A melodramatic account of the tempestuous final year of Leo Tolstoy's life.

'The Last Station'

A melodramatic account of the tempestuous final year of Leo Tolstoy’s life, “The Last Station” is solid middlebrow biographical fare in which meaty roles are acted to the hilt by a cast more than ready for the feast. Christopher Plummer and Helen Mirren shine as an aged but still passionate couple at odds over the disposition of the great Russian novelist’s legacy, a dispute rife with personal jealousy as well as ideology. Conventional presentation will make for splintered critical reaction, but this easily digestible period piece trades in the sort of dramatic fireworks that, given devoted marketing, could generate a respectable following with an older portion of the general audience.

Story’s general dynamics are easy to grasp. In his energetic old age — in 1910, he’s still writing and riding horseback — the most revered author of his time (Plummer) lives on a grand if disorderly country estate and presides from a distance over a quasi-political cult in which young adherents do farm labor while trying to adhere to tenets of Tolstoyan philosophy such as pacifism, social equality, vegetarianism and celibacy, rules the lusty old man personally admits difficulty in adhering to.

The central issue at home, however, is the status of Tolstoy’s will as regards the custody of his literary estate.
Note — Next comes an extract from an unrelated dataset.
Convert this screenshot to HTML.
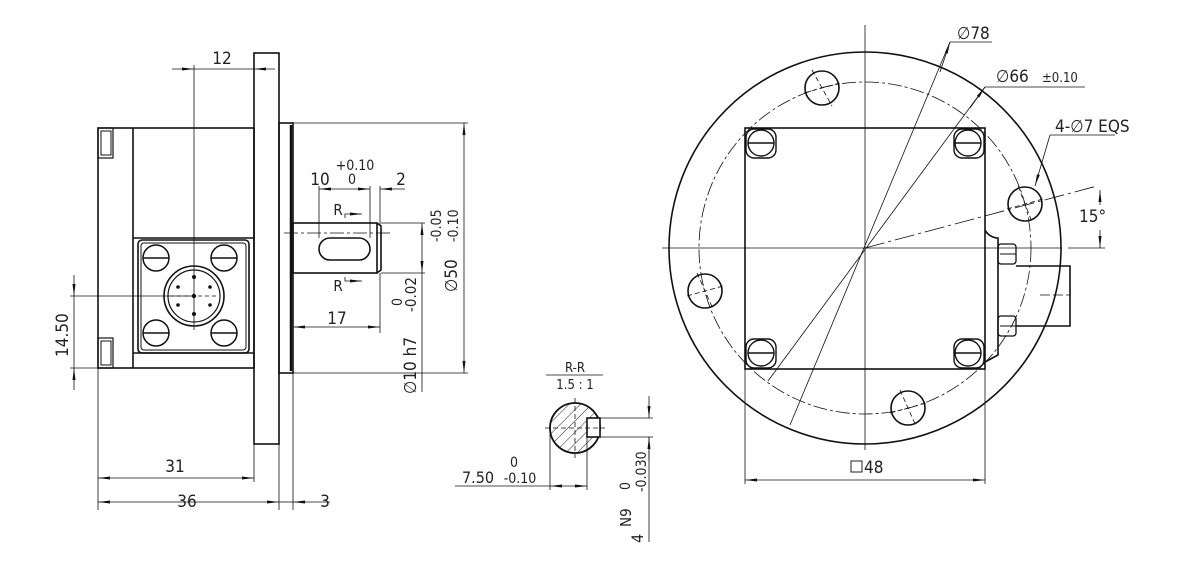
<!DOCTYPE html>
<html><head><meta charset="utf-8"><style>
html,body{margin:0;padding:0;background:#fff;}
svg{display:block;}
text{font-family:"DejaVu Sans Condensed","Liberation Sans Narrow","Liberation Sans",sans-serif;font-stretch:condensed;fill:#222;}
</style></head><body>
<svg width="1190" height="572" viewBox="0 0 1190 572" xmlns="http://www.w3.org/2000/svg">
<defs>
<marker id="a" markerWidth="12" markerHeight="6" refX="12" refY="3" orient="auto-start-reverse" markerUnits="userSpaceOnUse"><path d="M0,1.5 L12,3 L0,4.5 Z" fill="#111"/></marker>
<pattern id="h" width="8" height="8" patternUnits="userSpaceOnUse" patternTransform="rotate(45)"><line x1="0" y1="0" x2="0" y2="8" stroke="#222" stroke-width="1"/></pattern>
</defs>
<g fill="none" stroke="#111" stroke-width="1.6">
<rect x="254" y="53" width="25" height="391"/>
<rect x="98" y="128" width="156" height="240"/>
<line x1="133" y1="128" x2="133" y2="368"/>
<line x1="133" y1="238" x2="254" y2="238"/>
<line x1="133" y1="353" x2="254" y2="353"/>
<rect x="138" y="240" width="111" height="113" rx="4"/>
<rect x="141" y="243" width="105" height="107" rx="3" stroke-width="1"/>
<rect x="98" y="128" width="15" height="30" stroke-width="1.2"/>
<rect x="101" y="131" width="10" height="24" stroke-width="1"/>
<rect x="98" y="338" width="15" height="30" stroke-width="1.2"/>
<rect x="101" y="341" width="10" height="24" stroke-width="1"/>
<circle cx="194" cy="296" r="30"/>
<circle cx="194" cy="296" r="26" stroke-width="1.2"/>
<g stroke-width="1.5">
<circle cx="156" cy="258" r="13"/><line x1="143" y1="258" x2="169" y2="258"/>
<circle cx="224" cy="258" r="13"/><line x1="211" y1="258" x2="237" y2="258"/>
<circle cx="156" cy="333" r="13"/><line x1="143" y1="333" x2="169" y2="333"/>
<circle cx="224" cy="333" r="13"/><line x1="211" y1="333" x2="237" y2="333"/>
</g>
<g fill="#111" stroke="none">
<circle cx="194" cy="277" r="2"/><circle cx="194" cy="314" r="2"/><circle cx="194" cy="296" r="2.2"/>
<circle cx="178" cy="287" r="1.8"/><circle cx="210" cy="287" r="1.8"/><circle cx="178" cy="305" r="1.8"/><circle cx="210" cy="305" r="1.8"/>
</g>
<line x1="170" y1="296" x2="218" y2="296" stroke-width="0.8" stroke-dasharray="4,3"/>
<rect x="279" y="123" width="14" height="250"/>
<line x1="291" y1="125" x2="291" y2="371" stroke-width="2.5"/>
<rect x="293" y="223" width="84" height="50"/>
<path d="M377,223 L381,226 L381,270 L377,273" />
<rect x="319" y="238" width="51" height="22" rx="11"/>
</g>
<g fill="none" stroke="#111" stroke-width="0.8">
<line x1="194" y1="65" x2="194" y2="330"/>
<line x1="284" y1="233" x2="390" y2="233" stroke-dasharray="14,3,3,3"/>
<line x1="172" y1="69" x2="194" y2="69" marker-end="url(#a)"/><line x1="254" y1="69" x2="275" y2="69" marker-start="url(#a)"/><line x1="194" y1="69" x2="254" y2="69"/>
<line x1="319" y1="186" x2="319" y2="238"/><line x1="370" y1="186" x2="370" y2="238"/><line x1="380" y1="186" x2="380" y2="225"/>
<line x1="319" y1="189" x2="370" y2="189" marker-start="url(#a)" marker-end="url(#a)"/>
<line x1="380" y1="189" x2="405" y2="189" marker-start="url(#a)"/>
<polyline points="345,218 345,214 360,214"/><line x1="350" y1="214" x2="362" y2="214" marker-end="url(#a)"/>
<polyline points="345,277 345,281 360,281"/><line x1="350" y1="281" x2="362" y2="281" marker-end="url(#a)"/>
<line x1="380" y1="273" x2="380" y2="333"/>
<line x1="293" y1="327" x2="380" y2="327" marker-start="url(#a)" marker-end="url(#a)"/>
<line x1="381" y1="223" x2="425" y2="223"/><line x1="381" y1="273" x2="425" y2="273"/>
<line x1="422" y1="223" x2="422" y2="273" marker-start="url(#a)" marker-end="url(#a)"/>
<line x1="422" y1="273" x2="422" y2="392"/>
<line x1="293" y1="123" x2="468" y2="123"/><line x1="293" y1="373" x2="468" y2="373"/>
<line x1="464" y1="123" x2="464" y2="373" marker-start="url(#a)" marker-end="url(#a)"/>
<line x1="70" y1="296" x2="194" y2="296"/><line x1="70" y1="368" x2="98" y2="368"/>
<line x1="74" y1="275" x2="74" y2="296" marker-end="url(#a)"/><line x1="74" y1="368" x2="74" y2="390" marker-start="url(#a)"/><line x1="74" y1="296" x2="74" y2="368"/>
<line x1="98" y1="368" x2="98" y2="510"/><line x1="254" y1="444" x2="254" y2="482"/>
<line x1="279" y1="444" x2="279" y2="510"/><line x1="293" y1="373" x2="293" y2="510"/>
<line x1="98" y1="478" x2="254" y2="478" marker-start="url(#a)" marker-end="url(#a)"/>
<line x1="98" y1="502" x2="279" y2="502" marker-start="url(#a)" marker-end="url(#a)"/>
<line x1="279" y1="502" x2="293" y2="502"/>
<line x1="293" y1="502" x2="330" y2="502" marker-start="url(#a)"/>
</g>
<g font-size="17" text-anchor="middle">
<text x="222" y="64">12</text>
<text x="320" y="185">10</text>
<text x="355" y="170" font-size="14">+0.10</text>
<text x="352" y="184" font-size="14">0</text>
<text x="401" y="185">2</text>
<text x="338" y="215" font-size="15">R</text>
<text x="338" y="291" font-size="15">R</text>
<text x="337" y="324">17</text>
<text x="175" y="472">31</text>
<text x="187" y="507">36</text>
<text x="325" y="507">3</text>
</g>
<g font-size="17" text-anchor="start">
<text transform="translate(68,357) rotate(-90)">14.50</text>
<text transform="translate(416,394) rotate(-90)">∅10 h7</text>
<text transform="translate(416,312) rotate(-90)" font-size="15">-0.02</text>
<text transform="translate(402,306) rotate(-90)" font-size="14">0</text>
<text transform="translate(457,292) rotate(-90)">∅50</text>
<text transform="translate(441,242) rotate(-90)" font-size="14">-0.05</text>
<text transform="translate(458,242) rotate(-90)" font-size="14">-0.10</text>
</g>

<g fill="none" stroke="#111">
<circle cx="575" cy="428" r="25" fill="url(#h)" stroke-width="1.8"/>
<rect x="587" y="418" width="13" height="19" fill="#fff" stroke-width="1.6"/>
<g stroke-width="0.8">
<line x1="545" y1="428" x2="605" y2="428" stroke-dasharray="5,3"/>
<line x1="575" y1="398" x2="575" y2="458" stroke-dasharray="5,3"/>
<line x1="546" y1="375" x2="603" y2="375"/>
<line x1="550" y1="428" x2="550" y2="490"/><line x1="587" y1="437" x2="587" y2="490"/>
<line x1="455" y1="486" x2="550" y2="486"/>
<line x1="550" y1="486" x2="587" y2="486" marker-start="url(#a)" marker-end="url(#a)"/>
<line x1="600" y1="418" x2="653" y2="418"/><line x1="600" y1="437" x2="653" y2="437"/>
<line x1="649" y1="396" x2="649" y2="418" marker-end="url(#a)"/>
<line x1="649" y1="437" x2="649" y2="460" marker-start="url(#a)"/>
<line x1="649" y1="437" x2="649" y2="542"/>
</g>
</g>
<g font-size="16" text-anchor="middle">
<text x="575" y="372" font-size="13">R-R</text>
<text x="575" y="389" font-size="13">1.5 : 1</text>
<text x="478" y="483">7.50</text>
<text x="514" y="467" font-size="14">0</text>
<text x="520" y="483" font-size="14">-0.10</text>
</g>
<g font-size="16" text-anchor="start">
<text transform="translate(643,543) rotate(-90)">4</text>
<text transform="translate(631,527) rotate(-90)" font-size="15">N9</text>
<text transform="translate(630,490) rotate(-90)" font-size="14">0</text>
<text transform="translate(646,492) rotate(-90)" font-size="14">-0.030</text>
</g>

<g fill="none" stroke="#111" stroke-width="1.6">
<circle cx="865" cy="248" r="196"/>
<rect x="745" y="128" width="240" height="241"/>
<g stroke-width="1.4">
<rect x="746" y="129" width="30" height="29" rx="8"/><circle cx="761" cy="143" r="13"/><line x1="748" y1="143" x2="774" y2="143"/>
<rect x="954" y="129" width="30" height="29" rx="8"/><circle cx="968" cy="143" r="13"/><line x1="955" y1="143" x2="981" y2="143"/>
<rect x="746" y="339" width="30" height="29" rx="8"/><circle cx="761" cy="353" r="13"/><line x1="748" y1="353" x2="774" y2="353"/>
<rect x="954" y="339" width="30" height="29" rx="8"/><circle cx="968" cy="353" r="13"/><line x1="955" y1="353" x2="981" y2="353"/>
</g>
<circle cx="822" cy="88" r="17"/>
<circle cx="1025" cy="204" r="17"/>
<circle cx="705" cy="291" r="17"/>
<circle cx="908" cy="408" r="17"/>
<path d="M985,230 Q988,236 996,238 L998,238 L998,355 L985,362"/>
<rect x="998" y="244" width="18" height="20" rx="3" stroke-width="1.3"/>
<rect x="998" y="316" width="18" height="20" rx="3" stroke-width="1.3"/>
<line x1="1000" y1="254" x2="1016" y2="254" stroke-width="1"/>
<line x1="1000" y1="326" x2="1016" y2="326" stroke-width="1"/>
<polyline points="1016,266 1070,266 1070,326 1016,326"/>
</g>
<g fill="none" stroke="#111" stroke-width="0.8">
<circle cx="865" cy="248" r="166" stroke-dasharray="14,3,3,3"/>
<line x1="662" y1="248" x2="1062" y2="248"/>
<line x1="865" y1="25" x2="865" y2="450"/>
<line x1="950" y1="42" x2="790" y2="425"/>
<line x1="950" y1="42" x2="992" y2="42"/>
<line x1="950" y1="42" x2="940" y2="72" marker-start="url(#a)"/>
<line x1="985" y1="87" x2="768" y2="381"/>
<line x1="985" y1="87" x2="1085" y2="87"/>
<line x1="985" y1="87" x2="970" y2="108" marker-start="url(#a)"/>
<line x1="1050" y1="135" x2="1115" y2="135"/>
<line x1="1050" y1="135" x2="1035" y2="186" marker-end="url(#a)"/>
<line x1="865" y1="248" x2="1097" y2="186" stroke-dasharray="20,4,3,4"/>
<line x1="1068" y1="248" x2="1105" y2="248"/>
<line x1="1100" y1="190" x2="1100" y2="205" marker-start="url(#a)"/>
<line x1="1100" y1="230" x2="1100" y2="248" marker-end="url(#a)"/>
<line x1="1040" y1="295" x2="1070" y2="295" stroke-dasharray="10,3"/>
<line x1="812" y1="70" x2="832" y2="106" stroke-dasharray="5,3"/><line x1="804" y1="93" x2="840" y2="83" stroke-dasharray="5,3"/>
<line x1="1018" y1="186" x2="1032" y2="222" stroke-dasharray="5,3"/><line x1="1007" y1="209" x2="1043" y2="199" stroke-dasharray="5,3"/>
<line x1="697" y1="273" x2="713" y2="309" stroke-dasharray="5,3"/><line x1="687" y1="296" x2="723" y2="286" stroke-dasharray="5,3"/>
<line x1="900" y1="390" x2="916" y2="426" stroke-dasharray="5,3"/><line x1="890" y1="413" x2="926" y2="403" stroke-dasharray="5,3"/>
<line x1="745" y1="369" x2="745" y2="484"/><line x1="985" y1="369" x2="985" y2="484"/>
<line x1="745" y1="480" x2="985" y2="480" marker-start="url(#a)" marker-end="url(#a)"/>
</g>
<g font-size="17" text-anchor="start">
<text x="957" y="39">∅78</text>
<text x="996" y="82">∅66</text>
<text x="1042" y="82" font-size="13">±0.10</text>
<text x="1055" y="132">4-∅7 EQS</text>
<text x="1079" y="222">15°</text>
<rect x="851" y="461" width="11" height="11" fill="none" stroke="#222" stroke-width="1"/>
<text x="864" y="473">48</text>
</g>
</svg>
</body></html>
Long assumed to be the provenance of his wife, the Countess Sofya (Mirren), it’s now being claimed by Tolstoy’s chief disciple, Chertkov (Paul Giamatti), as the rightful property of the Russian people. Very close, he believes, to getting the old man to sign away his life’s work to the public domain, Chertkov engages the fastidious, worshipful young Valentin (James McAvoy) to become the writer’s new assistant and Chertkov’s spy, obliged to record and report everything said in the fraught household.

Writer-director Michael Hoffman, working from a novel by Jay Parini, keeps things bustling in the busy household and wrings droll humor from the way Tolstoy’s most innocuous remarks are all recorded by slavish transcribers, while numerous cameramen are posted outside to document his movements for all time (some real-life snippets are played with the end titles). The awestruck Valentin is warmly welcomed by the writer, who, in Plummer’s seductive, appealingly naturalistic performance, instantly emerges as a real man, not as a self-important legend. This Tolstoy does not need his ego bolstered by flatterers and sycophants; well aware of his status, he turns attention back on those around him. There is, impressively, virtually no ham in Plummer’s work here, just stature and humanity.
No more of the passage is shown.